Please transcribe the listing below in full and word for word, without its pictures.

* Begin *

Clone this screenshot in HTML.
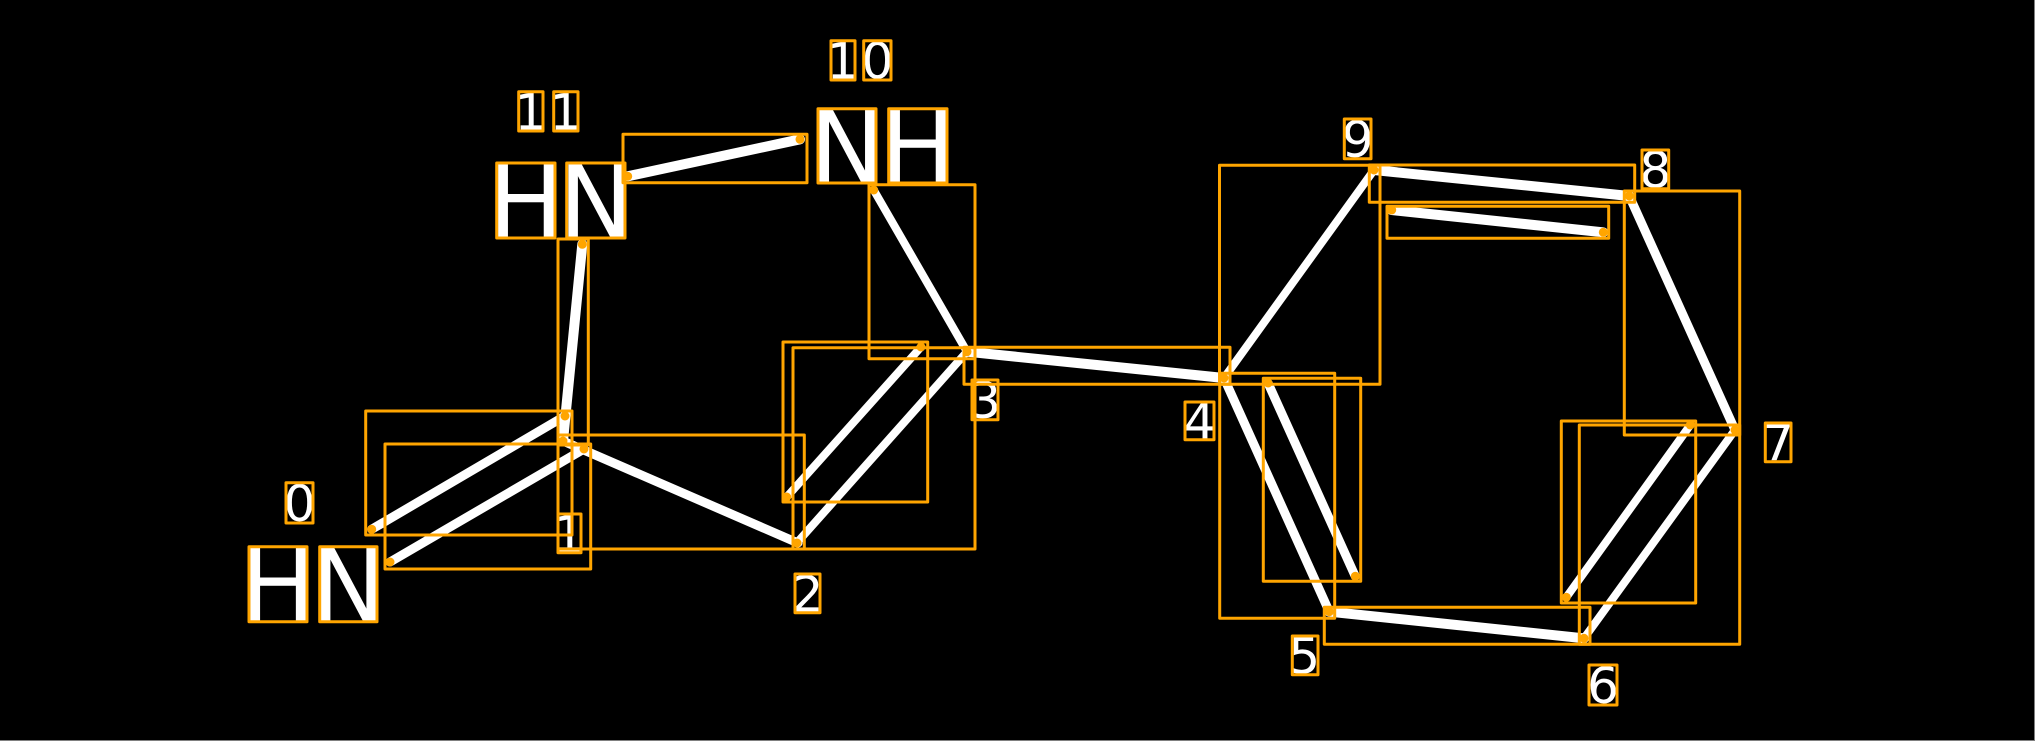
<!DOCTYPE html>
<html><head><meta charset="utf-8"><style>
html,body{margin:0;padding:0;background:#000;width:2035px;height:741px;overflow:hidden}
svg{display:block}
.b line{stroke:#fff;stroke-width:8;stroke-linecap:round}
.b .w{stroke-width:10}
.b .m{stroke-width:9}
.r rect{fill:none;stroke:#FFA500;stroke-width:3;stroke-linejoin:round}
.d circle{fill:#FFA500}
text{font-family:"DejaVu Sans",sans-serif;fill:#fff;text-anchor:middle}
.s text{font-size:50px}.l text{font-size:100px}
</style></head><body>
<svg width="2035" height="741" viewBox="0 0 2035 741" xmlns="http://www.w3.org/2000/svg">
<rect width="2035" height="741" fill="#000"/>
<rect x="2034" y="0" width="1" height="741" fill="#808080"/>
<rect x="0" y="740" width="2035" height="1" fill="#808080"/>
<g class="b">
<line class="m" x1="371.7" y1="529.3" x2="565" y2="416"/>
<line class="m" x1="390" y1="562" x2="584" y2="449"/>
<line class="m" x1="563" y1="441" x2="798" y2="543"/>
<line x1="796.7" y1="543" x2="967" y2="351.7"/>
<line x1="786.7" y1="497" x2="921" y2="347"/>
<line class="w" x1="967" y1="351.7" x2="1224" y2="378"/>
<line x1="967" y1="351.7" x2="873.7" y2="190"/>
<line x1="1224" y1="378" x2="1374" y2="170"/>
<line class="w" x1="1374" y1="170" x2="1629.3" y2="196"/>
<line class="w" x1="1391.7" y1="210" x2="1603.3" y2="232.3"/>
<line class="m" x1="1629.3" y1="196" x2="1735" y2="430"/>
<line x1="1735" y1="430" x2="1584" y2="638.3"/>
<line x1="1690.3" y1="425" x2="1566.3" y2="597.3"/>
<line class="w" x1="1584" y1="638.3" x2="1329.3" y2="611.7"/>
<line class="m" x1="1329.3" y1="611.7" x2="1224" y2="378"/>
<line class="m" x1="1355.3" y1="576.3" x2="1268" y2="383"/>
<line class="w" x1="582.3" y1="244.3" x2="563" y2="441"/>
<line class="w" x1="627.7" y1="176.3" x2="800" y2="139.3"/>
</g>
<g class="l">
<text x="278" y="620.7">H</text><text x="348.35" y="620.7">N</text>
<text x="525.85" y="237">H</text><text x="595.85" y="237">N</text>
<text x="847" y="182.3">N</text><text x="917.85" y="182.3">H</text>
</g>
<g class="s">
<text x="299.5" y="521">0</text>
<text x="569" y="551.5">1</text>
<text x="807.5" y="611.5">2</text>
<text x="985" y="418">3</text>
<text x="1199.5" y="439">4</text>
<text x="1304.3" y="673.5">5</text>
<text x="1603" y="703.2">6</text>
<text x="1778.15" y="460.5">7</text>
<text x="1655.35" y="187.5">8</text>
<text x="1357.65" y="157">9</text>
<text x="842.5" y="78.5">1</text><text x="877.35" y="78.5">0</text>
<text x="530.4" y="129.5">1</text><text x="565.4" y="129.5">1</text>
</g>
<g class="r">
<rect x="365.7" y="411" width="206.3" height="124"/>
<rect x="385" y="444" width="205.7" height="125"/>
<rect x="558" y="239" width="30.3" height="206"/>
<rect x="558" y="435" width="246.3" height="114"/>
<rect x="793" y="347.7" width="182" height="201.3"/>
<rect x="783" y="342" width="144.7" height="160"/>
<rect x="964" y="347.3" width="266" height="37"/>
<rect x="869" y="184.7" width="106" height="174"/>
<rect x="623" y="134.3" width="184" height="48.4"/>
<rect x="1219.5" y="165.3" width="160.5" height="219"/>
<rect x="1369.3" y="165" width="265.4" height="37.3"/>
<rect x="1387" y="206.3" width="221.7" height="32"/>
<rect x="1624.3" y="191" width="115.4" height="244"/>
<rect x="1579.3" y="425" width="160.4" height="219.3"/>
<rect x="1561.3" y="421" width="134.4" height="182"/>
<rect x="1324.3" y="607.3" width="265.7" height="37"/>
<rect x="1219.7" y="373.3" width="115" height="245"/>
<rect x="1263.3" y="378.3" width="97.4" height="203"/>
<rect x="249" y="546.7" width="58" height="75"/>
<rect x="319.7" y="546.7" width="57.3" height="75"/>
<rect x="496.7" y="163" width="58.3" height="75"/>
<rect x="566.7" y="163" width="58.3" height="75"/>
<rect x="818" y="108.7" width="58" height="74.3"/>
<rect x="888.7" y="108.7" width="58.3" height="74.3"/>
<rect x="286" y="482.7" width="27" height="40.3"/>
<rect x="558" y="514" width="23" height="38.7"/>
<rect x="795" y="574" width="25" height="38.7"/>
<rect x="972" y="380" width="26" height="39.7"/>
<rect x="1185" y="402" width="29" height="37.7"/>
<rect x="1292.3" y="636" width="25.7" height="38.7"/>
<rect x="1589" y="665" width="28" height="40"/>
<rect x="1765.3" y="423" width="25.7" height="38.7"/>
<rect x="1642" y="150" width="26.7" height="38.7"/>
<rect x="1344.3" y="119" width="26.7" height="39.7"/>
<rect x="831" y="40.7" width="24" height="39.3"/>
<rect x="863.7" y="40.7" width="27.3" height="39.3"/>
<rect x="518.7" y="91.7" width="24.3" height="39.3"/>
<rect x="553.7" y="91.7" width="24.3" height="39.3"/>
</g>
<g class="d">
<circle cx="371.7" cy="529.3" r="4.5"/><circle cx="565" cy="416" r="4.5"/>
<circle cx="390" cy="562" r="4.5"/><circle cx="584" cy="449" r="4.5"/>
<circle cx="563" cy="441" r="4.5"/><circle cx="797" cy="543" r="4.5"/>
<circle cx="786.7" cy="497" r="4.5"/><circle cx="921" cy="347" r="4.5"/>
<circle cx="967" cy="351.7" r="4.5"/><circle cx="1224" cy="378" r="4.5"/>
<circle cx="873.7" cy="190" r="4.5"/><circle cx="1374" cy="170" r="4.5"/>
<circle cx="1629.3" cy="196" r="4.5"/><circle cx="1391.7" cy="210" r="4.5"/>
<circle cx="1603.3" cy="232.3" r="4.5"/><circle cx="1735" cy="430" r="4.5"/>
<circle cx="1584" cy="638.3" r="4.5"/><circle cx="1690.3" cy="425" r="4.5"/>
<circle cx="1566.3" cy="597.3" r="4.5"/><circle cx="1329.3" cy="611.7" r="4.5"/>
<circle cx="1355.3" cy="576.3" r="4.5"/><circle cx="1268" cy="383" r="4.5"/>
<circle cx="582.3" cy="244.3" r="4.5"/><circle cx="627.7" cy="176.3" r="4.5"/>
<circle cx="800" cy="139.3" r="4.5"/>
</g>
</svg>
</body></html>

* End *

** Solution to the problem **
Clone this screenshot in HTML.
<!DOCTYPE html>
<html><head><meta charset="utf-8"><style>
html,body{margin:0;padding:0;background:#000;width:2035px;height:741px;overflow:hidden}
svg{display:block}
.b line{stroke:#fff;stroke-width:8;stroke-linecap:round}
.b .w{stroke-width:10}
.b .m{stroke-width:9}
.r rect{fill:none;stroke:#FFA500;stroke-width:3;stroke-linejoin:round}
.d circle{fill:#FFA500}
text{font-family:"DejaVu Sans",sans-serif;fill:#fff;text-anchor:middle}
.s text{font-size:50px}.l text{font-size:100px}
</style></head><body>
<svg width="2035" height="741" viewBox="0 0 2035 741" xmlns="http://www.w3.org/2000/svg">
<rect width="2035" height="741" fill="#000"/>
<rect x="2034" y="0" width="1" height="741" fill="#808080"/>
<rect x="0" y="740" width="2035" height="1" fill="#808080"/>
<g class="b">
<line class="m" x1="371.7" y1="529.3" x2="565" y2="416"/>
<line class="m" x1="390" y1="562" x2="584" y2="449"/>
<line class="m" x1="563" y1="441" x2="798" y2="543"/>
<line x1="796.7" y1="543" x2="967" y2="351.7"/>
<line x1="786.7" y1="497" x2="921" y2="347"/>
<line class="w" x1="967" y1="351.7" x2="1224" y2="378"/>
<line x1="967" y1="351.7" x2="873.7" y2="190"/>
<line x1="1224" y1="378" x2="1374" y2="170"/>
<line class="w" x1="1374" y1="170" x2="1629.3" y2="196"/>
<line class="w" x1="1391.7" y1="210" x2="1603.3" y2="232.3"/>
<line class="m" x1="1629.3" y1="196" x2="1735" y2="430"/>
<line x1="1735" y1="430" x2="1584" y2="638.3"/>
<line x1="1690.3" y1="425" x2="1566.3" y2="597.3"/>
<line class="w" x1="1584" y1="638.3" x2="1329.3" y2="611.7"/>
<line class="m" x1="1329.3" y1="611.7" x2="1224" y2="378"/>
<line class="m" x1="1355.3" y1="576.3" x2="1268" y2="383"/>
<line class="w" x1="582.3" y1="244.3" x2="563" y2="441"/>
<line class="w" x1="627.7" y1="176.3" x2="800" y2="139.3"/>
</g>
<g class="l">
<text x="278" y="620.7">H</text><text x="348.35" y="620.7">N</text>
<text x="525.85" y="237">H</text><text x="595.85" y="237">N</text>
<text x="847" y="182.3">N</text><text x="917.85" y="182.3">H</text>
</g>
<g class="s">
<text x="299.5" y="521">0</text>
<text x="569" y="551.5">1</text>
<text x="807.5" y="611.5">2</text>
<text x="985" y="418">3</text>
<text x="1199.5" y="439">4</text>
<text x="1304.3" y="673.5">5</text>
<text x="1603" y="703.2">6</text>
<text x="1778.15" y="460.5">7</text>
<text x="1655.35" y="187.5">8</text>
<text x="1357.65" y="157">9</text>
<text x="842.5" y="78.5">1</text><text x="877.35" y="78.5">0</text>
<text x="530.4" y="129.5">1</text><text x="565.4" y="129.5">1</text>
</g>
<g class="r">
<rect x="365.7" y="411" width="206.3" height="124"/>
<rect x="385" y="444" width="205.7" height="125"/>
<rect x="558" y="239" width="30.3" height="206"/>
<rect x="558" y="435" width="246.3" height="114"/>
<rect x="793" y="347.7" width="182" height="201.3"/>
<rect x="783" y="342" width="144.7" height="160"/>
<rect x="964" y="347.3" width="266" height="37"/>
<rect x="869" y="184.7" width="106" height="174"/>
<rect x="623" y="134.3" width="184" height="48.4"/>
<rect x="1219.5" y="165.3" width="160.5" height="219"/>
<rect x="1369.3" y="165" width="265.4" height="37.3"/>
<rect x="1387" y="206.3" width="221.7" height="32"/>
<rect x="1624.3" y="191" width="115.4" height="244"/>
<rect x="1579.3" y="425" width="160.4" height="219.3"/>
<rect x="1561.3" y="421" width="134.4" height="182"/>
<rect x="1324.3" y="607.3" width="265.7" height="37"/>
<rect x="1219.7" y="373.3" width="115" height="245"/>
<rect x="1263.3" y="378.3" width="97.4" height="203"/>
<rect x="249" y="546.7" width="58" height="75"/>
<rect x="319.7" y="546.7" width="57.3" height="75"/>
<rect x="496.7" y="163" width="58.3" height="75"/>
<rect x="566.7" y="163" width="58.3" height="75"/>
<rect x="818" y="108.7" width="58" height="74.3"/>
<rect x="888.7" y="108.7" width="58.3" height="74.3"/>
<rect x="286" y="482.7" width="27" height="40.3"/>
<rect x="558" y="514" width="23" height="38.7"/>
<rect x="795" y="574" width="25" height="38.7"/>
<rect x="972" y="380" width="26" height="39.7"/>
<rect x="1185" y="402" width="29" height="37.7"/>
<rect x="1292.3" y="636" width="25.7" height="38.7"/>
<rect x="1589" y="665" width="28" height="40"/>
<rect x="1765.3" y="423" width="25.7" height="38.7"/>
<rect x="1642" y="150" width="26.7" height="38.7"/>
<rect x="1344.3" y="119" width="26.7" height="39.7"/>
<rect x="831" y="40.7" width="24" height="39.3"/>
<rect x="863.7" y="40.7" width="27.3" height="39.3"/>
<rect x="518.7" y="91.7" width="24.3" height="39.3"/>
<rect x="553.7" y="91.7" width="24.3" height="39.3"/>
</g>
<g class="d">
<circle cx="371.7" cy="529.3" r="4.5"/><circle cx="565" cy="416" r="4.5"/>
<circle cx="390" cy="562" r="4.5"/><circle cx="584" cy="449" r="4.5"/>
<circle cx="563" cy="441" r="4.5"/><circle cx="797" cy="543" r="4.5"/>
<circle cx="786.7" cy="497" r="4.5"/><circle cx="921" cy="347" r="4.5"/>
<circle cx="967" cy="351.7" r="4.5"/><circle cx="1224" cy="378" r="4.5"/>
<circle cx="873.7" cy="190" r="4.5"/><circle cx="1374" cy="170" r="4.5"/>
<circle cx="1629.3" cy="196" r="4.5"/><circle cx="1391.7" cy="210" r="4.5"/>
<circle cx="1603.3" cy="232.3" r="4.5"/><circle cx="1735" cy="430" r="4.5"/>
<circle cx="1584" cy="638.3" r="4.5"/><circle cx="1690.3" cy="425" r="4.5"/>
<circle cx="1566.3" cy="597.3" r="4.5"/><circle cx="1329.3" cy="611.7" r="4.5"/>
<circle cx="1355.3" cy="576.3" r="4.5"/><circle cx="1268" cy="383" r="4.5"/>
<circle cx="582.3" cy="244.3" r="4.5"/><circle cx="627.7" cy="176.3" r="4.5"/>
<circle cx="800" cy="139.3" r="4.5"/>
</g>
</svg>
</body></html>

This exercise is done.